Mr Owens said he wanted to debate the issue of "unnecessary litter".
"The amount of litter that lines our roadsides, pollutes our rivers and kills our wildlife is shocking. Recently I collected 1,100 aluminium cans in 16 hours around Dorset and the New Forest," said Mr Owens.
"The aim of this project is to improve the look of our beautiful landscape, but most importantly to ask people to please stop littering.
"The consequences of dumping waste and throwing cans from car windows are much deeper than just being unsightly."
The DWP recently spent about £10,000 clearing nearly two tonnes of rubbish dumped along the A338 Spur Road.

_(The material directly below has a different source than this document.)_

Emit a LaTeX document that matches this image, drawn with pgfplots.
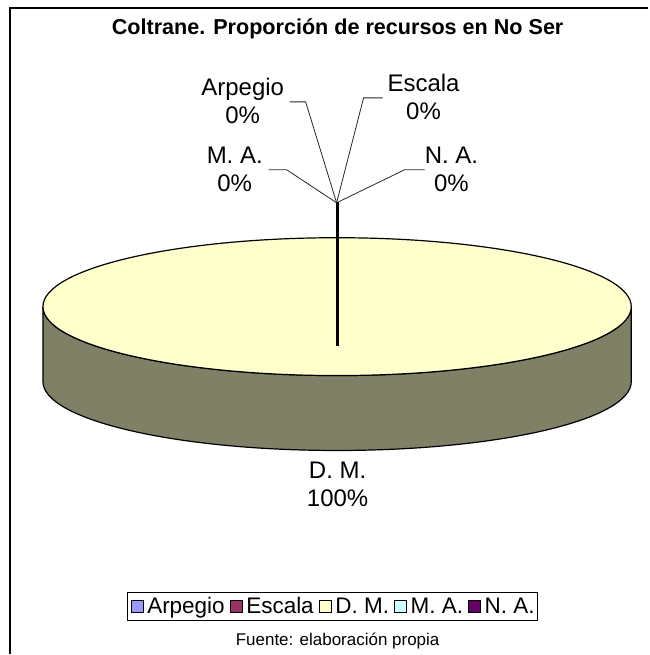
\documentclass[border=0pt]{standalone}
\usepackage{pgfplots}
\pgfplotsset{compat=1.18}
\usepackage{fontspec}
\setmainfont{Liberation Sans}
\definecolor{arp}{HTML}{9999FF}
\definecolor{esc}{HTML}{993366}
\definecolor{dm}{HTML}{FFFFCC}
\definecolor{ma}{HTML}{CCFFFF}
\definecolor{na}{HTML}{660066}
\definecolor{dmside}{HTML}{808066}
\begin{document}
\begin{tikzpicture}
\begin{axis}[
  scale only axis, width=649pt, height=655pt,
  xmin=0, xmax=649, ymin=0, ymax=655,
  hide axis, clip=false,
  legend columns=5,
  legend style={at={(axis cs:333,48)}, anchor=center, draw=black, line width=0.8pt,
    font=\fontsize{22.5}{24}\selectfont, inner xsep=3pt, inner ysep=3pt,
    nodes={inner xsep=0pt, inner ysep=2pt},
    /tikz/every odd column/.append style={column sep=4pt},
    /tikz/every even column/.append style={column sep=5pt}},
  legend image code/.code={\draw[#1, line width=0.6pt] (0pt,-6pt) rectangle (12pt,6pt);},
]
\path (axis cs:0,0) (axis cs:649,655);
% frame
\draw[line width=1.5pt] (axis cs:10,0) -- (axis cs:10,647) -- (axis cs:649,647);
% pie: D. M. = 100 %, others 0 %
\filldraw[fill=dmside, draw=black, line width=1.2pt] (axis cs:43,348) -- (axis cs:43,273)
  arc[start angle=180, end angle=360, x radius=294.5, y radius=69]
  -- (axis cs:632,348)
  arc[start angle=0, end angle=-180, x radius=294.5, y radius=69] -- cycle;
\filldraw[fill=dm, draw=black, line width=1.2pt] (axis cs:337.5,348) ellipse [x radius=294.5, y radius=69];
% leader lines
\draw[line width=2.5pt] (axis cs:338,453) -- (axis cs:338,309);
\draw[line width=0.8pt, black!85] (axis cs:290,553) -- (axis cs:306,553) -- (axis cs:337,452);
\draw[line width=0.8pt, black!85] (axis cs:383,557) -- (axis cs:364,557) -- (axis cs:337,452);
\draw[line width=0.8pt, black!85] (axis cs:269,485) -- (axis cs:287,485) -- (axis cs:337,452);
\draw[line width=0.8pt, black!85] (axis cs:425,485) -- (axis cs:405,485) -- (axis cs:337,452);
% labels
\node[align=center, font=\fontsize{24}{28}\selectfont] at (axis cs:243,554) {Arpegio\\0\%};
\node[align=center, font=\fontsize{24}{28}\selectfont] at (axis cs:424,558) {Escala\\0\%};
\node[align=center, font=\fontsize{24}{28}\selectfont] at (axis cs:235,485) {M. A.\\0\%};
\node[align=center, font=\fontsize{24}{28}\selectfont] at (axis cs:452,485) {N. A.\\0\%};
\node[align=center, font=\fontsize{24}{28}\selectfont] at (axis cs:338,170) {D. M.\\100\%};
% title and source
\node[font=\bfseries\fontsize{21.6}{24}\selectfont] at (axis cs:338,626) {Coltrane. Proporción de recursos en No Ser};
\node[font=\fontsize{17}{18}\selectfont] at (axis cs:338,13) {Fuente: elaboración propia};
% legend
\addlegendimage{draw=black, fill=arp}
\addlegendentry{Arpegio}
\addlegendimage{draw=black, fill=esc}
\addlegendentry{Escala}
\addlegendimage{draw=black, fill=dm}
\addlegendentry{D. M.}
\addlegendimage{draw=black, fill=ma}
\addlegendentry{M. A.}
\addlegendimage{draw=black, fill=na}
\addlegendentry{N. A.}
\end{axis}
\end{tikzpicture}
\end{document}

It took five nights - two more than expected - to clear the five-mile stretch between Ashley Heath roundabout and Blackwater junction.
Mr Burdis said the DWP appreciated Mr Owens's enthusiasm and confirmed he had been in touch to discuss his proposals.
"It would be highly dangerous to try to pick litter on high-speed roads. This is strictly controlled by legislation and requires specialist health and safety measures and equipment," he said.
"If [Mr Owens] is doing this in safe community areas we wish him well and very much share his anti-littering message.
"In legal terms, if Mr Owens is getting paid it becomes commercial waste and he would need to pay for its treatment or disposal and satisfy the relevant legislation."
Mr Owens wants to spend two months cleaning Dorset and the New Forest and a further month collating the results in the form of a YouTube video.